İktidarın insanları, tarihi, kökü, inancı, doğasından koparıp kimliksiz, kişiliksiz varlıklara dönüştürmeyi amaçladığını vurgulayan Koçyiğit, "38'i anlamak Kürt'e yönelik, Kızılbaş'a, insana yönelik zulmü anlamaktır. Bugün bu yüzden en önemli özelliğimiz bilmek, hatırlamak olmalıdır. Neydi Seyid Rıza ve yol arkadaşlarının, 70 bin masumun suçu; Kürt olmak, Kızılbaş olmaktı, baş eğmemekti, biat etmemekti, teslim olmamaktı. Var olmak istedikleri için soykırımdan geçti. Şark Islahat Planı'ndan, Umumi Müfettişliklere, oradan OHAL'e ulaşan devrimciye, Kürt'e yönelik bir zulüm rejimi var. Bu rejim her şeyi yerle yeksan etmek istiyor, bütün mücadele tarihini karartmak istiyor. Bu nedenle Dersim ve Dersim'de yaşananları iyi görmek gerekiyor. Dersim 'çıbanbaşı' seçildi, raporlar hazırlandı, devletin otoritesini sağlayacaklarmış diye 70 bin insanımızı katlettiler, mağaralarda zehirlediler, odunlarla başlarını ezdiler, süngülerle annelerimizin karınlarını deştiler. Şimdi tarihi yeniden tahrip edip çarpıtmaya çalışıyorlar. Bambaşka bir anlatı ile Dersim'in mücadelesini karartmak istiyorlar. Buna karşı Seyid Rıza'nın torunları olarak, Herde Derweş'in çocukları olarak, Alişer'in, Zarife'nin, Sakine'nin, Mazlum'un, Deniz'in İbrahim'in yoldaşları olarak bu mirasa sahip çıkmak zorundayız. Bugün bir borcumuz varsa toprağın altında kefensiz yatanlara, onları iyice bilmektir. Bilmek, hatırlamak, sahip çıkmak, yaşamak yaşatmaktır" dedi.
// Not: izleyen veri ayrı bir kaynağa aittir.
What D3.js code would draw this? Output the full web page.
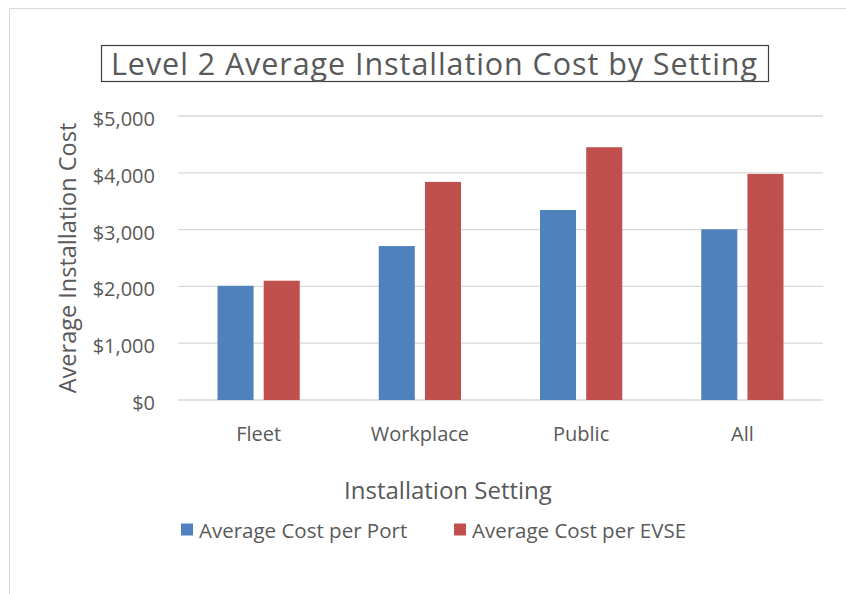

'KATLİAM BUGÜN DE DEVAM EDİYOR'
Dersim katliamının devam ettiğini vurgulayan Koçyiğit, "38'de katliamdan geçtik bugün bambaşka katliamlarla yüz yüzeyiz. Dersim'in doğası barajlar, madenler, HES'lerle yok edilmeye çalışıyor. İnancı yok edilmek isteniyor. Rea Haq inancı asimile edilmeye çalışılıyor, Kürtlük Türklük içinde yok edilmeye çalışılıyor ve bunun en ince politikası burada yapılıyor. Bunu çok iyi biliyorlar ama Dersim'e sefer olur zafer olmaz. İnce politikalarla Dersim'i duruşundan alıkoymak istiyorlar. En başta buna karşı durmamız, mücadele etmemiz gerekiyor. Hangi ağacın altını açsak belki atalarımızın kemikleri çıkar, Harçik'e gittiğinde 38'i anmayan var mıdır? Sürgün yollarında ölenleri bilmeyenimiz var mı? Yetim çocuklarımızı ganimet olarak almalarını bilmeyenimiz var mıdır? Hepimiz duyduk, tanıklık ettik. Hepimiz bunu çok iyi biliyoruz. O yüzden bildiklerimizin gereğini de yapmak lazım" dedi.

'MEZAR YERLERİNİ AÇIKLAYIN'
Kerbala'dan bugüne katledildiklerini, yok sayıldıklarını, hedef gösterildiklerini hatırlatan Koçyiğit, "Kerbala'da olduğu gibi sonrasında da ne Hüseyin'i duruştan vazgeçtik ne de boyun eğeriz. Gün geldi pirimiz Seyid Rıza gibi ipe giderken dik durduk. Her bir Dersimlinin yüreğinde, her bir Kürt'ün yüreğinde Seyid Rıza'nın son sözlerindeki duruş vardır. Şimdi de kayyum rejimi ile Kürt'ün, Alevinin iradesini, inancını yok sayıyorlar. Demokrasiye darbe yapanlar Dersim 38 zihniyetinden besleniyorlar. Bugün bir yol ayrımındayız. Devlet bugün bir karar vermek zorunda. Açık ve net çağrı yapıyoruz. Pirimizin huzurundan, Herde Derweş'ten sesleniyoruz, gerçekten barış istiyor musunuz? Barış isteyen milyonlar var, el uzatan binler var. Niyeti barış olan katliamlarla yüzleşir, onun hesabını verir, özür diler ve gereğini yapar. 87 yıl geçmiş hala Seyid Rıza ve arkadaşlarının mezarlığını bilmiyoruz. O zaman söylüyoruz samimi iseniz Seyid Rıza ve yol arkadaşlarının mezar yerlerini söyleyin. Devlet burada işlediği suçların hesabını versin. Özür dilesin" çağrısında bulundu.

MÜCADELEYE DEVAM SÖZÜ
Bugün her zamankinden daha fazla yan yana durulması ve zulme karşı ses çıkarılması gerektiğinin altını çizen Koçyiğit, şöyle devam etti: "Zulüm nerede olursa karşısına çıkmamız gerekiyor. Baskı, zor politikalarına karşı mücadele etmemiz gerekiyor. Biz mücadele etmezsek hiçbir şeyi vermeyeceklerini biliyoruz. Hakkımız için mücadele edeceğiz, demokrasi, özgürlüklerimiz için mücadele edeceğiz. Ne olursa olsun AKP-MHP ittifakının insafına asla ve alsa kaderimizi, geleceğimizi bırakmayacağız. Bugünden yarına tarihsel görevimiz, sorumluluğumuz tıpkı Seyid Rıza gibi dik durmaktır, yan yana durmaktır. Tarihten aldığımız güçle bu yolu yürümeye devam edeceğiz."

Anma programı mumların sırlanması ve lokma dağıtımının ardından son buldu.